Tetapi di dekade perang dan pendudukan Soviet yang membawa represi, eksekusi, dan deportasi yang keras bagi orang Latvia dan Livonia - bagi Stalin, siapa pun yang memiliki identitas nasional yang kuat adalah ancaman. Nasib keluarga Stalts adalah bukti cobaan mengerikan yang dialami banyak orang Livonia ketika Soviet "menyapu" negara-negara Baltik saat Nazi mundur pada tahun 1944.
Menyadari kedatangan Tentara Merah, saudara laki-laki kakeknya melarikan diri dari desa asalnya Kolka dengan perahu ke Swedia bersama dengan banyak warga Livonia lainnya.
Saudara perempuannya ditangkap dan dijatuhi hukuman 25 tahun di Siberia, baru kembali pada pertengahan 1950-an setelah kematian Stalin. Suaminya, seorang polisi setempat, ditembak.
Pada saat Latvia memperoleh kembali kemerdekaannya pada 1991, komunitas Livonia telah terpecah-pecah, dan perkawinan silang dengan orang Latvia telah menyusutkan penggunaan bahasa Livonia.
Grizelda Kristiņa, penutur asli terakhir bahasa Livonia, meninggal pada tahun 2013, menyisakan segelintir orang Livonia yang hanya dapat berkomunikasi dalam bahasa tersebut.
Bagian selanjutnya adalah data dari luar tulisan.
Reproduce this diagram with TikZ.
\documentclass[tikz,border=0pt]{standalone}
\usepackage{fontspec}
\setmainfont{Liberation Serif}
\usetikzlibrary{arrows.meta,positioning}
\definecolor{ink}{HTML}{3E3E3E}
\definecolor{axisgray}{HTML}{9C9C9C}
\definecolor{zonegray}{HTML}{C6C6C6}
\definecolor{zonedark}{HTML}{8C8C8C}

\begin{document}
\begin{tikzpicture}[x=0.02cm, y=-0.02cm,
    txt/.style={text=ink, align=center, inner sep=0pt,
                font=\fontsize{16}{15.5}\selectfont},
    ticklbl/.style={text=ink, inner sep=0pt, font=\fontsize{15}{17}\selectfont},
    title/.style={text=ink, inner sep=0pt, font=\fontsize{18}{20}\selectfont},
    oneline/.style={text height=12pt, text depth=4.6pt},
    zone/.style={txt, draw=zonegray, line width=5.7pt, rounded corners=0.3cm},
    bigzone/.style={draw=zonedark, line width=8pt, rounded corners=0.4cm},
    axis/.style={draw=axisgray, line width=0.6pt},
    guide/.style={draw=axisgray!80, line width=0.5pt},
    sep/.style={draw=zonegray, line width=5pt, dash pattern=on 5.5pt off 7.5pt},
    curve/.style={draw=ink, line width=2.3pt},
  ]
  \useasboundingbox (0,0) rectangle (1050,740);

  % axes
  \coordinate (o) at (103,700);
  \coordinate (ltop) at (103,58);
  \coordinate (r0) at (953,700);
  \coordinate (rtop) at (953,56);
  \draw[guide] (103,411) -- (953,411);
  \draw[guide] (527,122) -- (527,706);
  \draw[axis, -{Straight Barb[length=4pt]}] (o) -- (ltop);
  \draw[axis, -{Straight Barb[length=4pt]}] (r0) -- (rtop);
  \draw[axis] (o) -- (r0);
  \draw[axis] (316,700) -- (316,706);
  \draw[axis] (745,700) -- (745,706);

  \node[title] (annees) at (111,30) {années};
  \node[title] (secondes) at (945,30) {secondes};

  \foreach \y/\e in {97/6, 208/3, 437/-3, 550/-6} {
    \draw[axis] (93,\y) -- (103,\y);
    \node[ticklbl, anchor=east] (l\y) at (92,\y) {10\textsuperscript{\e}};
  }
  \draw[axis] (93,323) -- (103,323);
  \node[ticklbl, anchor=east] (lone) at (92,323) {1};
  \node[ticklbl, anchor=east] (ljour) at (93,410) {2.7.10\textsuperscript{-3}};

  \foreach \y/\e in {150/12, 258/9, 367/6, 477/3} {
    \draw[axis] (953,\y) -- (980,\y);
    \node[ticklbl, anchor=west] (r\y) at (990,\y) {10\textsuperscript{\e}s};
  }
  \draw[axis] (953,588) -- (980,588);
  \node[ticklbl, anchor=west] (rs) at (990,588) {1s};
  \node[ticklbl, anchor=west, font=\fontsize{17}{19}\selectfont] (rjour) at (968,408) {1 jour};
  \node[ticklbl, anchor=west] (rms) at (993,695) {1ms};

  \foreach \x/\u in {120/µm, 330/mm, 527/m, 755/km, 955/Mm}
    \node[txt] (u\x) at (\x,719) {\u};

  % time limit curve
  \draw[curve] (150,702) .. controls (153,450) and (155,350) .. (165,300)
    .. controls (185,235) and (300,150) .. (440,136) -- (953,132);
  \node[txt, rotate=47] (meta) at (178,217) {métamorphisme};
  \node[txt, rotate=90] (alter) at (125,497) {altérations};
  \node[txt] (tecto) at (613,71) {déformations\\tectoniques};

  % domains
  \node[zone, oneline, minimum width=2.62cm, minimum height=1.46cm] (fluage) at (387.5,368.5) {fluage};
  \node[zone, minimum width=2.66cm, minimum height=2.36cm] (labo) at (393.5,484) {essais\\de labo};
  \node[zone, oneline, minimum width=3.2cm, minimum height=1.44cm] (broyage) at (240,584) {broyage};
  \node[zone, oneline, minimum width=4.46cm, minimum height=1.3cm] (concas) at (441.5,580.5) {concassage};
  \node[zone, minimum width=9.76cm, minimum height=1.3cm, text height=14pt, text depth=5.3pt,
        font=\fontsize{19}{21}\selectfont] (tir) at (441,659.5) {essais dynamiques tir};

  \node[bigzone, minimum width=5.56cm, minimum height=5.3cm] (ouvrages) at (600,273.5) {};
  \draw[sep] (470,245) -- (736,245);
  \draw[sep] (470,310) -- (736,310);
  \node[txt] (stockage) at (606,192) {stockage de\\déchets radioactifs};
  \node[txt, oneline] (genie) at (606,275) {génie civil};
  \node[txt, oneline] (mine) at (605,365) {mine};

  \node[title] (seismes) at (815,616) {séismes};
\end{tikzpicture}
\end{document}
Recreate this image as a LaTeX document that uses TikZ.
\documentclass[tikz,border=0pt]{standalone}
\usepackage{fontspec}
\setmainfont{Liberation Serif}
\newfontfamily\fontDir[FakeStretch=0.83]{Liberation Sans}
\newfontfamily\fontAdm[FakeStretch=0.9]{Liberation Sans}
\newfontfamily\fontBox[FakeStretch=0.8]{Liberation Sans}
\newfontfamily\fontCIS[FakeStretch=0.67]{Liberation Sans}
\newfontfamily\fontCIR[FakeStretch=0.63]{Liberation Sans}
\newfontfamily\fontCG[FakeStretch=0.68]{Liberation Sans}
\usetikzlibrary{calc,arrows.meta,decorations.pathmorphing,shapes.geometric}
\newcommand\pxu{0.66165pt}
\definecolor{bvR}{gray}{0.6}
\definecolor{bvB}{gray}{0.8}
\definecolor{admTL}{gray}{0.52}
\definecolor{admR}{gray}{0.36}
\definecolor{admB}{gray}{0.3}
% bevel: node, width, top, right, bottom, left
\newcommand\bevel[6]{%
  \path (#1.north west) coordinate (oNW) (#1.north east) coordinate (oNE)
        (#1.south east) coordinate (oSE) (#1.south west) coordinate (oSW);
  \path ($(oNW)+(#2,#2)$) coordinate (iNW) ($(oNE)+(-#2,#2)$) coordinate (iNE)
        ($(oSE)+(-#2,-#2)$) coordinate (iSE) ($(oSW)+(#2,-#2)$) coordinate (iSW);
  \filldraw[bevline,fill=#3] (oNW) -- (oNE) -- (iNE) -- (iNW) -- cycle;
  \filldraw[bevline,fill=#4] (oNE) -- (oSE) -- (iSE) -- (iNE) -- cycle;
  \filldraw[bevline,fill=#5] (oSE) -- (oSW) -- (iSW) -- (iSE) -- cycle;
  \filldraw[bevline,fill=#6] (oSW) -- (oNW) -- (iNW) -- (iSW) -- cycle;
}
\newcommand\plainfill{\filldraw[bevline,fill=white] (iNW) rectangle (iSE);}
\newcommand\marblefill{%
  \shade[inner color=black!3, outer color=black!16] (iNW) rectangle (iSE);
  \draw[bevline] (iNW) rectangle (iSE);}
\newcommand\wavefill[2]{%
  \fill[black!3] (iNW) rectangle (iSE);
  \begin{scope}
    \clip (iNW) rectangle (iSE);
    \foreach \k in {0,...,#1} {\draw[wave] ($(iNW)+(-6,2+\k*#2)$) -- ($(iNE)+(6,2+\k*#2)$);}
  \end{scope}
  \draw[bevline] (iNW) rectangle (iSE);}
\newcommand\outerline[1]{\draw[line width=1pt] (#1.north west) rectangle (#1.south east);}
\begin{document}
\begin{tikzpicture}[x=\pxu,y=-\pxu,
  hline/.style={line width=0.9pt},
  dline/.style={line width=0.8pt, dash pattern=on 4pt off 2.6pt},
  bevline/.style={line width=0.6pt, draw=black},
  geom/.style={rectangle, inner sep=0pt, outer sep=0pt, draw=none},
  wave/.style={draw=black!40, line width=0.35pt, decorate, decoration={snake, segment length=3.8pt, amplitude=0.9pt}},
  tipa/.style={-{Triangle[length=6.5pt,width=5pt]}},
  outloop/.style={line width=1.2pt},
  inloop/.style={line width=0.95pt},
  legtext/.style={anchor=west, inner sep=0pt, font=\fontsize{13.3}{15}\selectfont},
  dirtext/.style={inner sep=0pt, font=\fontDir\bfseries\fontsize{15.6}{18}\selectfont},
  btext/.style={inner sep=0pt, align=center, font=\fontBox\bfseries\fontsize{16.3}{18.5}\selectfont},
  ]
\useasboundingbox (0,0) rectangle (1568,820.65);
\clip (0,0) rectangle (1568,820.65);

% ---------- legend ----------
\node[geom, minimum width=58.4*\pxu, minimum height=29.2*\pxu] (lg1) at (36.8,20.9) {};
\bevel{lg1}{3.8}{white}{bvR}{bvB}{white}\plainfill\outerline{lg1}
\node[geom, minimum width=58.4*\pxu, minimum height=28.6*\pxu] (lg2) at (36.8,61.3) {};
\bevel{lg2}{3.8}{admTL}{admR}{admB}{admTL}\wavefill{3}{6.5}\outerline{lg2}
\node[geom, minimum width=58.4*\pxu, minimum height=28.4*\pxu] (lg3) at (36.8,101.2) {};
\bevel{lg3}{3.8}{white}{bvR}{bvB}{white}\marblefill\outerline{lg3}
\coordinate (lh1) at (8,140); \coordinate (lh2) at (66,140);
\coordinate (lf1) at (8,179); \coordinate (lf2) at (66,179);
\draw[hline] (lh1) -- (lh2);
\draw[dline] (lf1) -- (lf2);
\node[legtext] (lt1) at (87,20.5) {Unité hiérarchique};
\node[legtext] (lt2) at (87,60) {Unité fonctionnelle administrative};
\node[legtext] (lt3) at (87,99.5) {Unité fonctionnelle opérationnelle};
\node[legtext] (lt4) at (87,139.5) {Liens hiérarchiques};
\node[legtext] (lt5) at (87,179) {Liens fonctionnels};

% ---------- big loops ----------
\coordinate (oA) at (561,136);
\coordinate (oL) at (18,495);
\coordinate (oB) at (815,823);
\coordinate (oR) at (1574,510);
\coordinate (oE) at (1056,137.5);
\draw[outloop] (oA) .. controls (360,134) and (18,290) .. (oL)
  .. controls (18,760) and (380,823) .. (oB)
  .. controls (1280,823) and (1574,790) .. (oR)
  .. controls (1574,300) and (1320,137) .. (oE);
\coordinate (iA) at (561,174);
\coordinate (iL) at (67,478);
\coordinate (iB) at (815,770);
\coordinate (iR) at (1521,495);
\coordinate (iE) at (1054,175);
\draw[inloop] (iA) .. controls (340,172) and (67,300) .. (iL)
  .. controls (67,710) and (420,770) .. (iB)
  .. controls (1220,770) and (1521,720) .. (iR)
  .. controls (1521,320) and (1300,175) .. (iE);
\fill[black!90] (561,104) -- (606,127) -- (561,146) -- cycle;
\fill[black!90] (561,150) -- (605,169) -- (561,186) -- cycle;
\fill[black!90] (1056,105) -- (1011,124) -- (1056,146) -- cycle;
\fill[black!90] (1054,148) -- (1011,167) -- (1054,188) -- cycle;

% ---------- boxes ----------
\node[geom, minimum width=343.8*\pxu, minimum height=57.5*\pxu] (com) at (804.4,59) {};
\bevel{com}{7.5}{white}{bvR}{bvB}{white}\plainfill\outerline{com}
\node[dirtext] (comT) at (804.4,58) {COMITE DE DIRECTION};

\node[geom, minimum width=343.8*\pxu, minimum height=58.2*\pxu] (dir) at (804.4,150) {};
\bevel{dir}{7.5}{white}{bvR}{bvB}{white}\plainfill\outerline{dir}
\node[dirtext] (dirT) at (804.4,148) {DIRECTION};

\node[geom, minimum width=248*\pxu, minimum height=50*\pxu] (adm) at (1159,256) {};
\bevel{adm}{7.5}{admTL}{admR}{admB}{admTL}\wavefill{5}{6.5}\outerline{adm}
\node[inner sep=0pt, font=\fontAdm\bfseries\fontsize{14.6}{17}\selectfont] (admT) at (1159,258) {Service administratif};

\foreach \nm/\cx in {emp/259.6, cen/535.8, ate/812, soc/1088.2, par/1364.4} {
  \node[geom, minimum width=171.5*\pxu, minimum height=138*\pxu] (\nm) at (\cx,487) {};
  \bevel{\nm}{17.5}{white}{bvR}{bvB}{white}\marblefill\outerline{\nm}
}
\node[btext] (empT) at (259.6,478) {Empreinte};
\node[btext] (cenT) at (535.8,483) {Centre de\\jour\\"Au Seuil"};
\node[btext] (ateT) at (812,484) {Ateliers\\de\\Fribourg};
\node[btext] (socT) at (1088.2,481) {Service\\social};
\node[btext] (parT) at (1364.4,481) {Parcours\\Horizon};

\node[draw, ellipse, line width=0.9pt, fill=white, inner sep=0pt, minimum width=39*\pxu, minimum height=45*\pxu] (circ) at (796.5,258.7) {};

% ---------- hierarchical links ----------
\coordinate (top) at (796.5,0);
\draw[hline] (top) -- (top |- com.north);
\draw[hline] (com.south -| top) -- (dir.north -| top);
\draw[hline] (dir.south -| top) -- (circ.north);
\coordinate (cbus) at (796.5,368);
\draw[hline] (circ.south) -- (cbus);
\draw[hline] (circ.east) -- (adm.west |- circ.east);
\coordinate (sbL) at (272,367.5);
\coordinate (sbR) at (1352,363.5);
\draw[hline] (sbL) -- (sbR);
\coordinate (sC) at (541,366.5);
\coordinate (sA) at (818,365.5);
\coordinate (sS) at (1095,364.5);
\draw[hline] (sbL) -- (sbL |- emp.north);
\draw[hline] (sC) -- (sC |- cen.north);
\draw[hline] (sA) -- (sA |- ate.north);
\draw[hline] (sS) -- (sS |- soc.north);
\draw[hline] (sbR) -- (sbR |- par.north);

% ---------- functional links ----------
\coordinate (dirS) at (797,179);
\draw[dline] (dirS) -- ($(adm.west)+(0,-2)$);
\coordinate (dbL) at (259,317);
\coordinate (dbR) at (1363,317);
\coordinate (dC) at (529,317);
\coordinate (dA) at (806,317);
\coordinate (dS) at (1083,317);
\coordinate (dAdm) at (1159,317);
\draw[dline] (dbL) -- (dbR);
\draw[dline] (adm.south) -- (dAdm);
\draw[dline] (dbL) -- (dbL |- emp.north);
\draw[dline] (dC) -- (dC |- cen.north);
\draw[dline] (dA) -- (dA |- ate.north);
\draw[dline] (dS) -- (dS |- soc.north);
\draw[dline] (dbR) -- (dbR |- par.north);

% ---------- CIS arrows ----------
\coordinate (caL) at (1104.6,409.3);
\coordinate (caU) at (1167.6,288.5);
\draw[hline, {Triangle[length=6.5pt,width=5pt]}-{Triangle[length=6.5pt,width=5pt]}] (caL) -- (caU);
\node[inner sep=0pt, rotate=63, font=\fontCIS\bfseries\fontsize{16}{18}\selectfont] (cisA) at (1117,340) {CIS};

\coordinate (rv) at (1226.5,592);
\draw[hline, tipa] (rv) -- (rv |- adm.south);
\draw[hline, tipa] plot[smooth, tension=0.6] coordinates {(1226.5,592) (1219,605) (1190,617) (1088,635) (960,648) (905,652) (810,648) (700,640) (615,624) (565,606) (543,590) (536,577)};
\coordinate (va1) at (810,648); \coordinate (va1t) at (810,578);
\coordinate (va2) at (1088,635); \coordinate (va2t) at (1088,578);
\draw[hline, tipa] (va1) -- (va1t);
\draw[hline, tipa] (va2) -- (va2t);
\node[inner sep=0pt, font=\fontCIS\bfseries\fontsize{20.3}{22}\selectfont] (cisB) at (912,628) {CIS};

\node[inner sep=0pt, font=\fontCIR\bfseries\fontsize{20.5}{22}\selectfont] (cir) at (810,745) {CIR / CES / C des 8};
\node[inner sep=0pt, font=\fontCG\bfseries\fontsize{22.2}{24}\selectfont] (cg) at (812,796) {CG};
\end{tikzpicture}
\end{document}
Para orang tua terlalu takut akan hukuman dari Soviet jika berbicara dengan anak-anak mereka dalam bahasa Livonia.
"Karena itulah bahasa ibu kami hampir punah," keluh Stalts. "Hanya dalam waktu 50 tahun, Uni Soviet melakukan apa yang tidak bisa dilakukan 700 tahun zaman Jerman. Ini sulit, sangat sulit bagi bangsa kami."
Dia menunjukkan buku foto hitam-putih yang diambil oleh fotografer Jepang Yuki Nakamura pada tahun 2000-an: perempuan berpose di samping rumah asap yang terbuat dari perahu tua; pria kekar dengan kemeja dan jaket memperbaiki jaring ikan atau berdiri di ambang pintu, menatap lensa dengan bermartabat.